-- START Recorded data --
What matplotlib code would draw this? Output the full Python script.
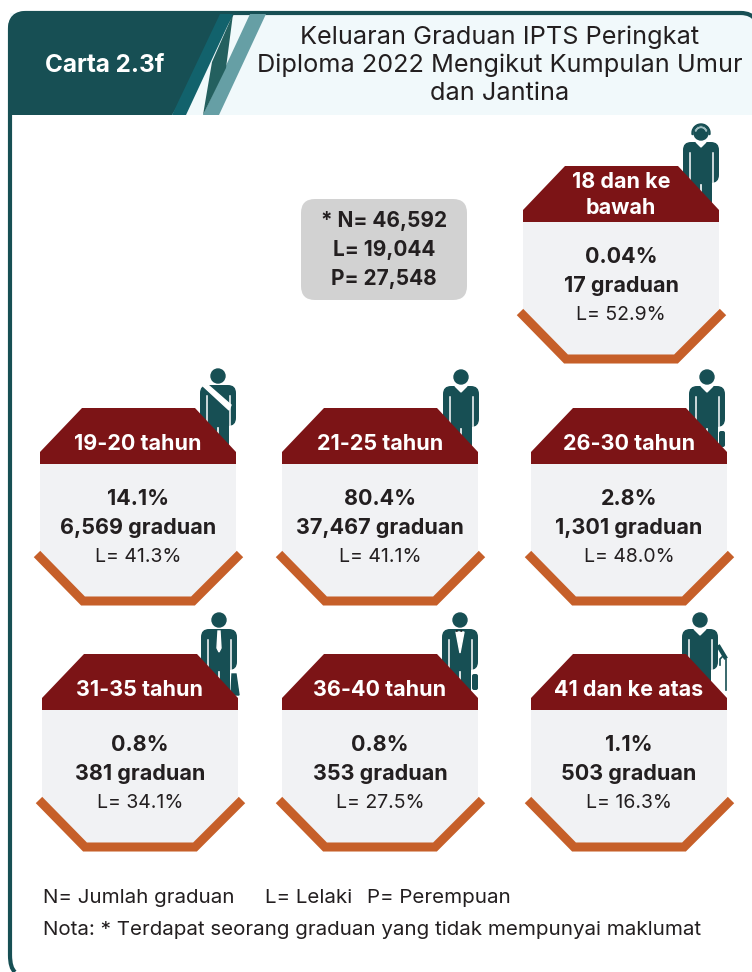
"""Carta 2.3f: graduates by age group, drawn as house shaped cards."""
import matplotlib.pyplot as plt
from matplotlib.patches import Circle, FancyBboxPatch, PathPatch, Polygon, Rectangle, Wedge
from matplotlib.path import Path

TEAL = "#174f54"
RED = "#7c1416"
ORANGE = "#c65f29"
CARD = "#f1f2f4"
INK = "#231f20"

age_groups = ["18 dan ke\nbawah", "19-20 tahun", "21-25 tahun", "26-30 tahun",
              "31-35 tahun", "36-40 tahun", "41 dan ke atas"]
share_pct = ["0.04%", "14.1%", "80.4%", "2.8%", "0.8%", "0.8%", "1.1%"]
graduates = ["17", "6,569", "37,467", "1,301", "381", "353", "503"]
male_pct = ["52.9%", "41.3%", "41.1%", "48.0%", "34.1%", "27.5%", "16.3%"]
person_styles = ["headset", "sash", "plain", "bag", "tie", "bowtie", "cane"]

card_left = [523, 40, 282, 531, 42, 282, 531]
card_top = [166, 408, 408, 408, 654, 654, 654]
head_pos = [(701, 133), (218, 376), (461, 377), (707, 377), (219, 620), (460, 620), (700, 620)]

title_lines = ["Keluaran Graduan IPTS Peringkat", "Diploma 2022 Mengikut Kumpulan Umur", "dan Jantina"]
total_lines = ["* N= 46,592", "L= 19,044", "P= 27,548"]

plt.rcParams["font.family"] = ["Inter", "DejaVu Sans"]


def draw_person(ax, hx, hy, style):
    """Small pictogram standing behind the roof of a card."""
    z = 3
    ax.add_patch(Circle((hx, hy), 7, color=TEAL, zorder=z))
    ax.add_patch(FancyBboxPatch((hx - 13, hy + 14), 26, 31, boxstyle="round,pad=5,rounding_size=8",
                                fc=TEAL, ec="none", zorder=z))
    ax.add_patch(Rectangle((hx - 11, hy + 40), 22, 40, fc=TEAL, ec="none", zorder=z))
    # white gaps between arms and body, then between the legs
    for side in (-1, 1):
        ax.plot([hx + side * 11.5] * 2, [hy + 20, hy + 52], color="white", lw=1.1, zorder=z)
    ax.plot([hx, hx], [hy + 52, hy + 75], color="white", lw=1.2, zorder=z)

    if style == "headset":
        ax.add_patch(Wedge((hx, hy), 9, 170, 370, width=1.0, color=TEAL, zorder=z))
        ax.add_patch(Wedge((hx, hy), 6, 200, 340, width=0.5, color="#9dbcbf", zorder=z + 0.1))
        ax.add_patch(Polygon([(hx - 5, hy + 9), (hx + 5, hy + 9), (hx, hy + 14)], color="white", zorder=z))
    elif style == "sash":
        ax.add_patch(Polygon([(hx - 15, hy + 10), (hx - 10, hy + 9), (hx + 13, hy + 29), (hx + 11, hy + 34)],
                             color="white", zorder=z))
    elif style == "tie":
        ax.add_patch(Polygon([(hx - 1, hy + 11), (hx + 1, hy + 11), (hx + 2, hy + 28), (hx, hy + 32), (hx - 2, hy + 28)],
                             color="white", zorder=z))
    elif style == "bowtie":
        ax.add_patch(Polygon([(hx - 4, hy + 12), (hx + 4, hy + 12), (hx, hy + 33)], color="white", zorder=z))
        ax.plot([hx - 4, hx + 4], [hy + 11, hy + 11], color=INK, lw=1.2, ls=":", zorder=z)
    elif style in ("cane", "plain", "bag"):
        ax.add_patch(Polygon([(hx - 6, hy + 9), (hx + 6, hy + 9), (hx, hy + 15)], color="white", zorder=z))

    if style == "cane":
        ax.plot([hx + 19, hx + 25], [hy + 27, hy + 37], color=TEAL, lw=3, zorder=z)
        ax.plot([hx + 20, hx + 20, hx + 23, hx + 26, hx + 26], [hy + 45, hy + 39, hy + 36, hy + 39, hy + 70],
                color=TEAL, lw=1.2, zorder=z)

    if style in ("bag", "bowtie"):
        ax.add_patch(FancyBboxPatch((hx + 13, hy + 55), 4, 14, boxstyle="round,pad=1,rounding_size=2",
                                    fc=TEAL, ec="none", zorder=z))
    elif style == "tie":
        ax.add_patch(Polygon([(hx + 13, hy + 54), (hx + 17, hy + 54), (hx + 20, hy + 75), (hx + 12, hy + 75)],
                             color=TEAL, zorder=z))


def draw_card(ax, left, top, label, share, count, male):
    """One house shaped card: body, roof, base line and its four text lines."""
    right = left + 196
    ax.add_patch(Polygon([(left, top + 50), (right, top + 50), (right, top + 143), (right - 45, top + 190),
                          (left + 45, top + 190), (left, top + 143)], fc=CARD, ec="none", zorder=2))
    ax.add_patch(Polygon([(left + 42, top), (right - 41, top), (right, top + 44), (right, top + 56),
                          (left, top + 56), (left, top + 44)], fc=RED, ec="none", zorder=4))
    ax.plot([left - 3, left + 43, right - 43, right + 4], [top + 146, top + 193, top + 193, top + 146],
            color=ORANGE, lw=6.5, solid_joinstyle="miter", solid_capstyle="butt", zorder=5)

    cx = left + 98
    if "\n" in label:
        for offset, part in zip((16, 42), label.split("\n")):
            ax.text(cx, top + offset, part, color="white", fontsize=15.5, fontweight="bold",
                    ha="center", va="center", zorder=6)
    else:
        ax.text(cx, top + 36, label, color="white", fontsize=15.5, fontweight="bold",
                ha="center", va="center", zorder=6)
    ax.text(cx, top + 91, share, color=INK, fontsize=15.5, fontweight="bold", ha="center", va="center", zorder=6)
    ax.text(cx, top + 120, f"{count} graduan", color=INK, fontsize=15.5, fontweight="bold",
            ha="center", va="center", zorder=6)
    ax.text(cx, top + 149, f"L= {male}", color=INK, fontsize=14, ha="center", va="center", zorder=6)


def draw_frame(ax):
    """Outer border, open at the bottom because the picture cuts it off there."""
    verts = [(15, 972), (10, 968), (10, 955), (10, 29), (10, 13), (26, 13), (741, 13), (751, 13), (756, 20)]
    codes = [Path.MOVETO, Path.CURVE3, Path.CURVE3, Path.LINETO, Path.CURVE3, Path.CURVE3,
             Path.LINETO, Path.CURVE3, Path.CURVE3]
    ax.add_patch(PathPatch(Path(verts, codes), fc="none", ec=TEAL, lw=3, capstyle="butt", zorder=1.5))


def draw_header(ax):
    """Rounded dark tab, slanted strips and the light title band."""
    ax.add_patch(Rectangle((10, 13), 760, 102, fc="#f1f9fb", ec="none", zorder=1))
    verts = [(8, 115), (8, 30), (8, 11), (28, 11), (236, 11), (172, 115), (8, 115)]
    codes = [Path.MOVETO, Path.LINETO, Path.CURVE3, Path.CURVE3, Path.LINETO, Path.LINETO, Path.CLOSEPOLY]
    ax.add_patch(PathPatch(Path(verts, codes), fc=TEAL, ec="none", zorder=2))
    ax.add_patch(Polygon([(220, 14), (233, 14), (186, 115), (172, 115)], fc="#12626c", ec="none", zorder=2.1))
    ax.add_patch(Polygon([(250, 14), (266, 14), (219, 115), (203, 115)], fc="#669fa5", ec="none", zorder=2.1))
    ax.add_patch(Polygon([(233, 14), (212, 62), (203, 115), (226, 68)], fc="#24605f", ec="none", zorder=2.2))


def main():
    fig = plt.figure(figsize=(7.52, 9.72), dpi=100)
    ax = fig.add_axes([0, 0, 1, 1])
    ax.set_xlim(0, 752)
    ax.set_ylim(972, 0)
    ax.axis("off")

    draw_header(ax)
    draw_frame(ax)

    ax.text(105, 65, "Carta 2.3f", color="white", fontsize=17.5, fontweight="bold", ha="center", va="center", zorder=6)
    for y, line in zip((37, 65, 94), title_lines):
        ax.text(500, y, line, color=INK, fontsize=18.2, ha="center", va="center", zorder=6)

    ax.add_patch(FancyBboxPatch((301, 199), 166, 101, boxstyle="round,pad=0,rounding_size=14",
                                fc="#d2d2d2", ec="none", zorder=2))
    for y, line in zip((221, 250, 279), total_lines):
        ax.text(384, y, line, color=INK, fontsize=15, fontweight="bold", ha="center", va="center", zorder=6)

    for i, label in enumerate(age_groups):
        draw_person(ax, head_pos[i][0], head_pos[i][1], person_styles[i])
        draw_card(ax, card_left[i], card_top[i], label, share_pct[i], graduates[i], male_pct[i])

    for x, note in zip((43, 265, 367), ("N= Jumlah graduan", "L= Lelaki", "P= Perempuan")):
        ax.text(x, 898, note, color=INK, fontsize=14.8, ha="left", va="center")
    ax.text(43, 930, "Nota: * Terdapat seorang graduan yang tidak mempunyai maklumat",
            color=INK, fontsize=14.8, ha="left", va="center")

    fig.savefig("out.png", dpi=100)


main()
-- END Recorded data --
→ Written exercise
Starting at the top of the listing above, reproduce each line up to and including the one with "620), (700, 620)]"; omit the pictures.

→ Solution below
What matplotlib code would draw this? Output the full Python script.
"""Carta 2.3f: graduates by age group, drawn as house shaped cards."""
import matplotlib.pyplot as plt
from matplotlib.patches import Circle, FancyBboxPatch, PathPatch, Polygon, Rectangle, Wedge
from matplotlib.path import Path

TEAL = "#174f54"
RED = "#7c1416"
ORANGE = "#c65f29"
CARD = "#f1f2f4"
INK = "#231f20"

age_groups = ["18 dan ke\nbawah", "19-20 tahun", "21-25 tahun", "26-30 tahun",
              "31-35 tahun", "36-40 tahun", "41 dan ke atas"]
share_pct = ["0.04%", "14.1%", "80.4%", "2.8%", "0.8%", "0.8%", "1.1%"]
graduates = ["17", "6,569", "37,467", "1,301", "381", "353", "503"]
male_pct = ["52.9%", "41.3%", "41.1%", "48.0%", "34.1%", "27.5%", "16.3%"]
person_styles = ["headset", "sash", "plain", "bag", "tie", "bowtie", "cane"]

card_left = [523, 40, 282, 531, 42, 282, 531]
card_top = [166, 408, 408, 408, 654, 654, 654]
head_pos = [(701, 133), (218, 376), (461, 377), (707, 377), (219, 620), (460, 620), (700, 620)]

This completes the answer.